[Start of STORED RECORDS]
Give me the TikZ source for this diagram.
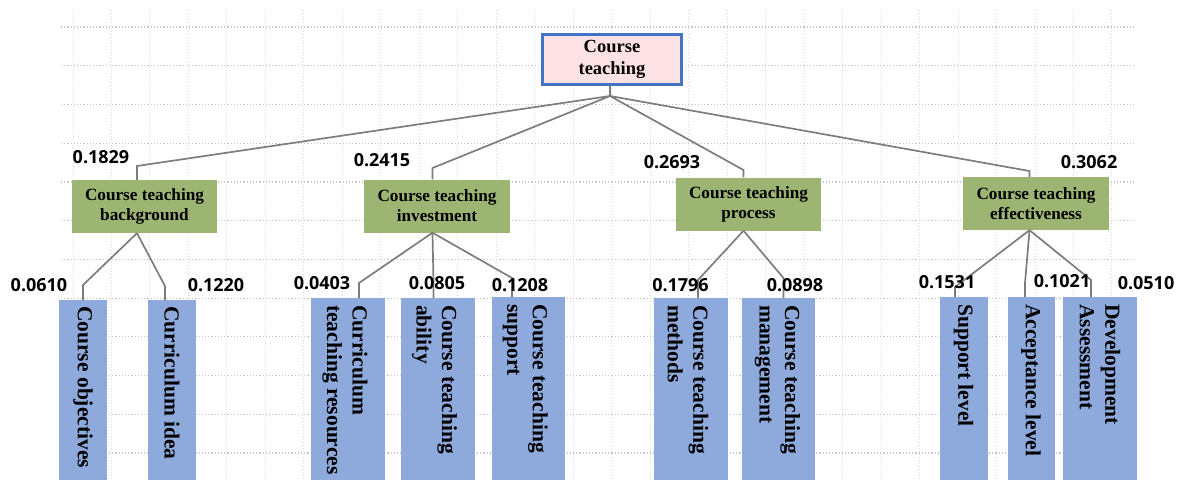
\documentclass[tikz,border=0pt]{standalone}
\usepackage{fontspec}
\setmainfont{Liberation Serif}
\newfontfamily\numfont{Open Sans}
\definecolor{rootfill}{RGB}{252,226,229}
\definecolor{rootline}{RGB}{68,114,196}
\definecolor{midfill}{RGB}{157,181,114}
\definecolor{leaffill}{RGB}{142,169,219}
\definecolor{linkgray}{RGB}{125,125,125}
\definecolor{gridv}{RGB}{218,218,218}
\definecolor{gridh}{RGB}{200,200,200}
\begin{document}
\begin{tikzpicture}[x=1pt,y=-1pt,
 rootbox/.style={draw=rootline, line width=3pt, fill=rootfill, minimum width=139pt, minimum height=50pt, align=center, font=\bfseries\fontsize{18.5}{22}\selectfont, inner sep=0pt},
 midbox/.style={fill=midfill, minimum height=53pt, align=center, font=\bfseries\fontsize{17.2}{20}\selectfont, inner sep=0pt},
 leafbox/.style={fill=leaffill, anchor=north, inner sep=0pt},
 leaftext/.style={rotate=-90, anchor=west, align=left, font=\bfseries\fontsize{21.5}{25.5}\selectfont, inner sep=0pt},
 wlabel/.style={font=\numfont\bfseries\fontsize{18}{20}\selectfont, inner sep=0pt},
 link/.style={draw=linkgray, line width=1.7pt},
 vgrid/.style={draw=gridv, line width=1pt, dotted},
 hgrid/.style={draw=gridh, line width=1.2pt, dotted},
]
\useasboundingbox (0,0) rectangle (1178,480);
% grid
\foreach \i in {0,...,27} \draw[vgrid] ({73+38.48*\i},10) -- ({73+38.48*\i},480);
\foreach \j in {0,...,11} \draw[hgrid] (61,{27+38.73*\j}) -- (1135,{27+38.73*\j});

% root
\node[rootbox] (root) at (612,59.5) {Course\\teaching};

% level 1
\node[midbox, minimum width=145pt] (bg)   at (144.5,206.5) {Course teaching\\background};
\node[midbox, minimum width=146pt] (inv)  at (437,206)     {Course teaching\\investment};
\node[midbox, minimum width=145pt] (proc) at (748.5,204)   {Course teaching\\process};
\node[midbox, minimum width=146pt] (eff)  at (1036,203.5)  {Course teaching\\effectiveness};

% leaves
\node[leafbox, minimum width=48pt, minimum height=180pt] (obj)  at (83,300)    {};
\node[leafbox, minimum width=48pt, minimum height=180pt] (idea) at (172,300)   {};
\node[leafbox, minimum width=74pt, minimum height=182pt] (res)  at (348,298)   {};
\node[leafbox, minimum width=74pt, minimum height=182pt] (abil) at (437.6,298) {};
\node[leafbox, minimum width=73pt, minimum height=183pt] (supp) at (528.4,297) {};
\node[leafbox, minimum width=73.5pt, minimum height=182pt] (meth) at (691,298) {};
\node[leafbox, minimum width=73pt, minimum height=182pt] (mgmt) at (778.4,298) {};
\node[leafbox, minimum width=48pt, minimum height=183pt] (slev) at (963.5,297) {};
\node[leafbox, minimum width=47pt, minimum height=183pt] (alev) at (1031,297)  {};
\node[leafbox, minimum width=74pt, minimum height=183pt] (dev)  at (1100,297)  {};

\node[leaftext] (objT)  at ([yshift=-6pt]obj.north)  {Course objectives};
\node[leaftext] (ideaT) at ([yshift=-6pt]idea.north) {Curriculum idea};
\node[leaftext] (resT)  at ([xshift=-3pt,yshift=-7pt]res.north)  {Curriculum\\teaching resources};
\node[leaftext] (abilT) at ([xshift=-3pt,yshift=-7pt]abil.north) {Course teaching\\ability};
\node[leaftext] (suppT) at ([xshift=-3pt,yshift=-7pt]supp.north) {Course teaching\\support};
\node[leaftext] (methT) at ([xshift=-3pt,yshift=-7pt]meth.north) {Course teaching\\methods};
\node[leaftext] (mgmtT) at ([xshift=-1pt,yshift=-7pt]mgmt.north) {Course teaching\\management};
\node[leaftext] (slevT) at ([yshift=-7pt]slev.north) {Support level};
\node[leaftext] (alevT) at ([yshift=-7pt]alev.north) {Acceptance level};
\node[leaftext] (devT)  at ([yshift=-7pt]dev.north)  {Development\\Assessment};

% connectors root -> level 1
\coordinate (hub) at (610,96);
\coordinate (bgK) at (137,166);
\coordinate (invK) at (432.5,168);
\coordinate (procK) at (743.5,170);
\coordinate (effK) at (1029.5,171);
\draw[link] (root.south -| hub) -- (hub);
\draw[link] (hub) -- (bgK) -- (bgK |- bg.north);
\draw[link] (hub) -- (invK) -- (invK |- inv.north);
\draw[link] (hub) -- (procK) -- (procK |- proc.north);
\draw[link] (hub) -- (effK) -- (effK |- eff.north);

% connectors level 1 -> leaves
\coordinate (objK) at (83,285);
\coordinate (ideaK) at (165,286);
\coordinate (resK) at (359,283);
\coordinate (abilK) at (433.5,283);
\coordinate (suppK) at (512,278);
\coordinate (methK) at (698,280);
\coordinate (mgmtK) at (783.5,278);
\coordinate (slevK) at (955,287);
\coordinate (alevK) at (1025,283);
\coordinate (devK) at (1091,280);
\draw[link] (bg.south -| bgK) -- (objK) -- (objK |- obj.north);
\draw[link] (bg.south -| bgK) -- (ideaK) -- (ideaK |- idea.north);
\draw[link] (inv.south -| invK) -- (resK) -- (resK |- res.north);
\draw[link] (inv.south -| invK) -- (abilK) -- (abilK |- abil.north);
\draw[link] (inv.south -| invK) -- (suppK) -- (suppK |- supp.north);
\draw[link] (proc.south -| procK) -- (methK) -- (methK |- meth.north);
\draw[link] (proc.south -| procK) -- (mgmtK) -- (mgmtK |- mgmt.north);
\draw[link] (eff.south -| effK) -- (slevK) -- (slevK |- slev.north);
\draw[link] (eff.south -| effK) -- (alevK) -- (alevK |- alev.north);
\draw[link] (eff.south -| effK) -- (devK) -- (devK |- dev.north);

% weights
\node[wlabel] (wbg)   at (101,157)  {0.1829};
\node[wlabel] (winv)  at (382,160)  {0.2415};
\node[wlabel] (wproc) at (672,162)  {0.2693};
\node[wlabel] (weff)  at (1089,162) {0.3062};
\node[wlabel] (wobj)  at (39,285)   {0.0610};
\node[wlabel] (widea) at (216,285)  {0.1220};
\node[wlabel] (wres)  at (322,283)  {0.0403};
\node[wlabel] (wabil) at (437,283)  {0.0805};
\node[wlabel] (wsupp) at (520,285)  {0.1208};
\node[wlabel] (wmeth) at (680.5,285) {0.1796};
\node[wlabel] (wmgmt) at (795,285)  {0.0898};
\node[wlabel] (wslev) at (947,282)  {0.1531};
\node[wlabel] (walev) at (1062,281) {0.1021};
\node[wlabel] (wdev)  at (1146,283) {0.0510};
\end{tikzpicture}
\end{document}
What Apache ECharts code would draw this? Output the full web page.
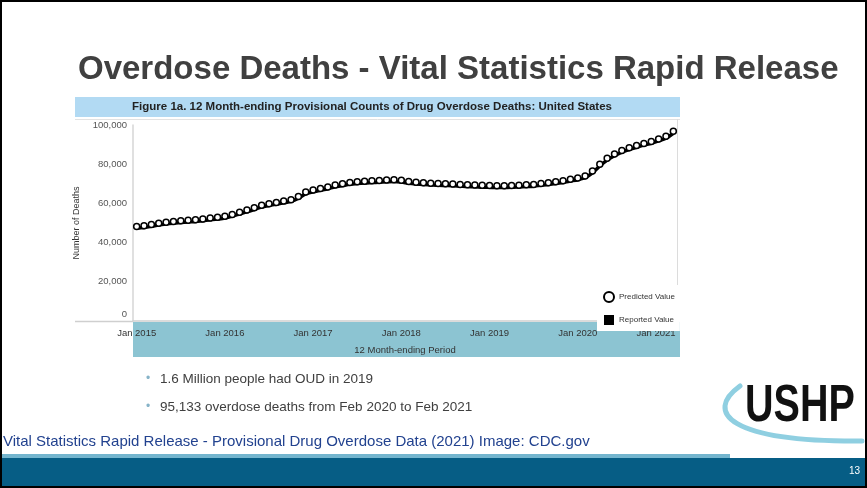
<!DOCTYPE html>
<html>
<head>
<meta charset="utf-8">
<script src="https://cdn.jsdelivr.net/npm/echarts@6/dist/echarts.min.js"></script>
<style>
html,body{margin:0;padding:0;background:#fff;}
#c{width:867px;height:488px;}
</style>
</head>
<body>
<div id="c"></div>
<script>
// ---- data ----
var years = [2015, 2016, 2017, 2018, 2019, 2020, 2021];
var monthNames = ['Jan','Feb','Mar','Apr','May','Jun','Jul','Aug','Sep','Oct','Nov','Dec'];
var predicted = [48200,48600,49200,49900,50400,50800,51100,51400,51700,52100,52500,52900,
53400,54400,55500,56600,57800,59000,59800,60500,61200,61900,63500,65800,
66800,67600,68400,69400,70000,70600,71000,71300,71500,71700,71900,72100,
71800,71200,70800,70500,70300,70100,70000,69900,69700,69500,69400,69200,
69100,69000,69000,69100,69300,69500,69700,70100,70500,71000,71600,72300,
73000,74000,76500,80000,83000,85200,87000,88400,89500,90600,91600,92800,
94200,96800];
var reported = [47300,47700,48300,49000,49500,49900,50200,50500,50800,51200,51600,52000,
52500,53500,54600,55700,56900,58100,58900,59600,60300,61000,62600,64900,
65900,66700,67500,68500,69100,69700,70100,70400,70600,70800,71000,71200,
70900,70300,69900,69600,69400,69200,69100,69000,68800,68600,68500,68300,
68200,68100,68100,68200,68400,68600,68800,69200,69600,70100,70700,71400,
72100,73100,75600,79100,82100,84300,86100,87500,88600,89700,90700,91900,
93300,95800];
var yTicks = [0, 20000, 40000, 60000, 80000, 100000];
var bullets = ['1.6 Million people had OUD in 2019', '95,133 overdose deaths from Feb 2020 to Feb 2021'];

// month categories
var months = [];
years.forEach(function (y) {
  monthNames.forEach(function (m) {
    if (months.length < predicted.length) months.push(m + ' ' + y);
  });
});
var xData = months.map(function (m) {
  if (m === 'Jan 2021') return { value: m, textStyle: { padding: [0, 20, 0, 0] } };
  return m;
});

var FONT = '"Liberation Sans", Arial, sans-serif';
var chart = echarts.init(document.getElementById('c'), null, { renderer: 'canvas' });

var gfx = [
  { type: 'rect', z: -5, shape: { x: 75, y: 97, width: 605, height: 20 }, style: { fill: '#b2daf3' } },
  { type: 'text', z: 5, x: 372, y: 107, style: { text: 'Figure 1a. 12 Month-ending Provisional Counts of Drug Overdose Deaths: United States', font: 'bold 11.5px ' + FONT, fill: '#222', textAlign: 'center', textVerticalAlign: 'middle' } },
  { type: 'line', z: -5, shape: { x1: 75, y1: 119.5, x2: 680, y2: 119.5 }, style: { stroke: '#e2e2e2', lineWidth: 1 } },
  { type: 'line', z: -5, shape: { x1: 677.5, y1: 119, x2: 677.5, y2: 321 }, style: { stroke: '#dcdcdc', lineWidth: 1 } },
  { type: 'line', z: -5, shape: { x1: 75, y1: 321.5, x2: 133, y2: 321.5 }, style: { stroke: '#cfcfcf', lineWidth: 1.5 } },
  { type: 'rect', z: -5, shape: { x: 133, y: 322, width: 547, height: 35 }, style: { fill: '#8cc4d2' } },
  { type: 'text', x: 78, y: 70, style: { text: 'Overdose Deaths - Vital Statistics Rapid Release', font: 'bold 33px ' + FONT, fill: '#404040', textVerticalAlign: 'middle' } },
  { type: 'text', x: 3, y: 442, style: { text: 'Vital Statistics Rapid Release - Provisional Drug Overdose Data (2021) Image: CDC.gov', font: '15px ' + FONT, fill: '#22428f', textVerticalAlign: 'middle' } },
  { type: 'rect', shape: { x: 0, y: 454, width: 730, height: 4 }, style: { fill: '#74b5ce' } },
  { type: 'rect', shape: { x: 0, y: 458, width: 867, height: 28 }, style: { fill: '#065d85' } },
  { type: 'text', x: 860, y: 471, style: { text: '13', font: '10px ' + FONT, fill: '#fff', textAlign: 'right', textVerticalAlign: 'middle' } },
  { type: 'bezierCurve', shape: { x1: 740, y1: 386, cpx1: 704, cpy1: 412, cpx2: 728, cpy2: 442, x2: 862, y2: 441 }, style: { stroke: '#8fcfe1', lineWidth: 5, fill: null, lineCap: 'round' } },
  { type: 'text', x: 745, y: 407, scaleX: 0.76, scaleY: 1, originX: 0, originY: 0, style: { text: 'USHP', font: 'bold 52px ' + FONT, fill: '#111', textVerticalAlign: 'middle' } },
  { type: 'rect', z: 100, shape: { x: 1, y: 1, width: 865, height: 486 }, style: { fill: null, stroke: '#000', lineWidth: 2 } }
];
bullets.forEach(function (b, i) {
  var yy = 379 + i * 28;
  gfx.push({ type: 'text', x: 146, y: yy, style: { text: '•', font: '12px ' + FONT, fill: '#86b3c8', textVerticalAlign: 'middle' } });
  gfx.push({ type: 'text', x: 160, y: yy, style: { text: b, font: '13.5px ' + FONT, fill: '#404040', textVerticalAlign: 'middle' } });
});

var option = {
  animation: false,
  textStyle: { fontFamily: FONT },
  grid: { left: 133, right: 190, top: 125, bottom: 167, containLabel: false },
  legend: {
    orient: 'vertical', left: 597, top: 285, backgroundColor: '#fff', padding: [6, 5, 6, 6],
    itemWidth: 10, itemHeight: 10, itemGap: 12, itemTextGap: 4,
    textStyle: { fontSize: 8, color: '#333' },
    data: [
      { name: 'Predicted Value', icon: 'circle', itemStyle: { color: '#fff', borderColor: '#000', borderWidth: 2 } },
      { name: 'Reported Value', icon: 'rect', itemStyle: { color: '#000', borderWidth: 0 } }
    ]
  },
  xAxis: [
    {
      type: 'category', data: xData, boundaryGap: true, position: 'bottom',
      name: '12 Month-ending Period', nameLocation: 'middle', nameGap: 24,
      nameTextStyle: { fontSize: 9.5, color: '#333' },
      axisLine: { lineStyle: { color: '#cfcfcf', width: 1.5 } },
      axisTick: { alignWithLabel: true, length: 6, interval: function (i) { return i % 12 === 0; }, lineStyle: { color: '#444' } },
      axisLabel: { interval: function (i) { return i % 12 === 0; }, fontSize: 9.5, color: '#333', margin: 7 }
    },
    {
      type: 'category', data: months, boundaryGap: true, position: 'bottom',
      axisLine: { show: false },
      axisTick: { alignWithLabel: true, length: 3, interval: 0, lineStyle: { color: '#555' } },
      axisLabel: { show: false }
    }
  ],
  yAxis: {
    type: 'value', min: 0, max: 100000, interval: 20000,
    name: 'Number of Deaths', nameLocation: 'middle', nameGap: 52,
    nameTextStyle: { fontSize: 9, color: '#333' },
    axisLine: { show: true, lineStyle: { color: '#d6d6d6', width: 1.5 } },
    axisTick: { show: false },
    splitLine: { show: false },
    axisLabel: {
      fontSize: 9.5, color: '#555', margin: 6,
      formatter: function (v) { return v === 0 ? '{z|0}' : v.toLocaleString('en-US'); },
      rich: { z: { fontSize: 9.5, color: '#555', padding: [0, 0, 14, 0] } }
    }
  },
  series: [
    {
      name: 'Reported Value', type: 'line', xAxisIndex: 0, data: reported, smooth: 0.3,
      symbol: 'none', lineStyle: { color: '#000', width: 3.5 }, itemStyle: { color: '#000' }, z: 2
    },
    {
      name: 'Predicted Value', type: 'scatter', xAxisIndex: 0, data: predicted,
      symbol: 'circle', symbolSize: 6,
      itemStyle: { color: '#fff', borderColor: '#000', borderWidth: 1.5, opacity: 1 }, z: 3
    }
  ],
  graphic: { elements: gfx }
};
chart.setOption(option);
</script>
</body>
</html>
[End of STORED RECORDS]
> INSTRUCTIONS FOR THE TASK
Everything from the first line of the records through the line containing "(root) at (612,59.5)" should be reproduced exactly, apart from the pictures.

> RESULT
Give me the TikZ source for this diagram.
\documentclass[tikz,border=0pt]{standalone}
\usepackage{fontspec}
\setmainfont{Liberation Serif}
\newfontfamily\numfont{Open Sans}
\definecolor{rootfill}{RGB}{252,226,229}
\definecolor{rootline}{RGB}{68,114,196}
\definecolor{midfill}{RGB}{157,181,114}
\definecolor{leaffill}{RGB}{142,169,219}
\definecolor{linkgray}{RGB}{125,125,125}
\definecolor{gridv}{RGB}{218,218,218}
\definecolor{gridh}{RGB}{200,200,200}
\begin{document}
\begin{tikzpicture}[x=1pt,y=-1pt,
 rootbox/.style={draw=rootline, line width=3pt, fill=rootfill, minimum width=139pt, minimum height=50pt, align=center, font=\bfseries\fontsize{18.5}{22}\selectfont, inner sep=0pt},
 midbox/.style={fill=midfill, minimum height=53pt, align=center, font=\bfseries\fontsize{17.2}{20}\selectfont, inner sep=0pt},
 leafbox/.style={fill=leaffill, anchor=north, inner sep=0pt},
 leaftext/.style={rotate=-90, anchor=west, align=left, font=\bfseries\fontsize{21.5}{25.5}\selectfont, inner sep=0pt},
 wlabel/.style={font=\numfont\bfseries\fontsize{18}{20}\selectfont, inner sep=0pt},
 link/.style={draw=linkgray, line width=1.7pt},
 vgrid/.style={draw=gridv, line width=1pt, dotted},
 hgrid/.style={draw=gridh, line width=1.2pt, dotted},
]
\useasboundingbox (0,0) rectangle (1178,480);
% grid
\foreach \i in {0,...,27} \draw[vgrid] ({73+38.48*\i},10) -- ({73+38.48*\i},480);
\foreach \j in {0,...,11} \draw[hgrid] (61,{27+38.73*\j}) -- (1135,{27+38.73*\j});

% root
\node[rootbox] (root) at (612,59.5) {Course\\teaching};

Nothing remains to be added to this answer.